Tucker pushed open the knocked-together wooden door of a shed, with a slanted roof, wood with tar paper over it. The two dogs inhaled.
“Whew,” Pirate exclaimed.
Tucker, scrutinizing the glass apparatus and the wooden shelves, the strong odor of old fermented corn, said, “Still.”
“Still what?” The Irish wolfhound did not step inside.
“Humans make whiskey, rye, liquors. They do it in secret. The water here is so pure.”
“Tucker, we pass those breweries on 151. Why is that okay but this is secret?”
“That’s beer. This is strong stuff. Mom says the federal government hits them up with nasty taxes.”
“What’s a tax?”
“Pirate, let’s save that for another day. It’s just about impossible to understand. I think you need to be human to believe in it.”
“Oh.”
“Let’s get out of here.” Tucker backed out. “Look up. See the farm road down? Not far from the crest but most people don’t know paths off the ridge. Also, they’re frightened of the bear, bobcat, and coyote. Especially at night. Whoever built this is a cool customer.”
They moved a bit toward the south for their descent. There was less undergrowth there, which had obscured some of the farm road. Harry might clear these roads about every five years. Hard to do even with a Bobcat. A big bulldozer would lurch, possibly tip over, on this grade.
Perhaps a quarter of a mile down, Tucker lifted her head. “Smell that?”
Pirate sniffed. “What is it?”
“Smells like a long dead animal but there’s something else.” She veered off the deer path to a shallow depression, large boulders looking over it. “Ah.”
Pirate stared at bits of human remains. The rib cage, completely exposed, had been stripped clean of flesh. No arms or legs could be seen. Torn, shredded pieces of cloth lay under the rib cage. Part of a skull, hat intact, some hair under the brim, had been wedged against the rock.
“What is that other smell?” the Irish wolfhound asked.
“I don’t know. Smells like nuts, kind of. Pirate, a dead human means trouble.

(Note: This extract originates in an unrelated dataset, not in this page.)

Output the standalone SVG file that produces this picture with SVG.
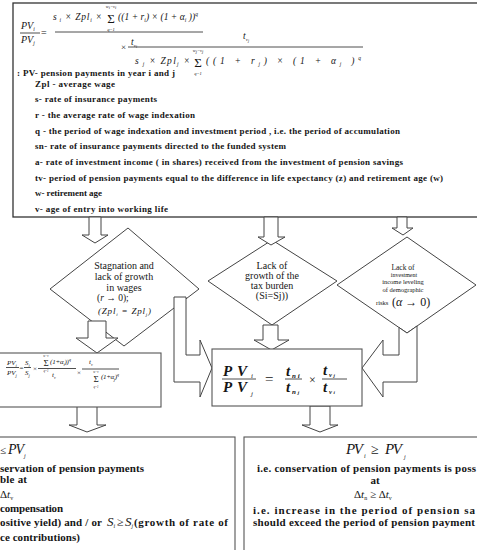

When we get home, don’t tell Pewter.”
“Why?”
“She’ll find a way to get Harry up here. That will be nine miles of bad road.”
“Are we really nine miles away?”
“No. It’s an old saying.” The corgi headed down.
“The bones at Old Rawly didn’t smell awful.”
“Those were old, old, old. These bones aren’t old.”
“They talk about the bones at St. Luke’s,” Pirate remarked.
“Again. Those are really old. Just don’t tell Pewter.”
“I won’t.”
Death be not proud, though some have called you so. Death may not be proud but it certainly seemed prevalent.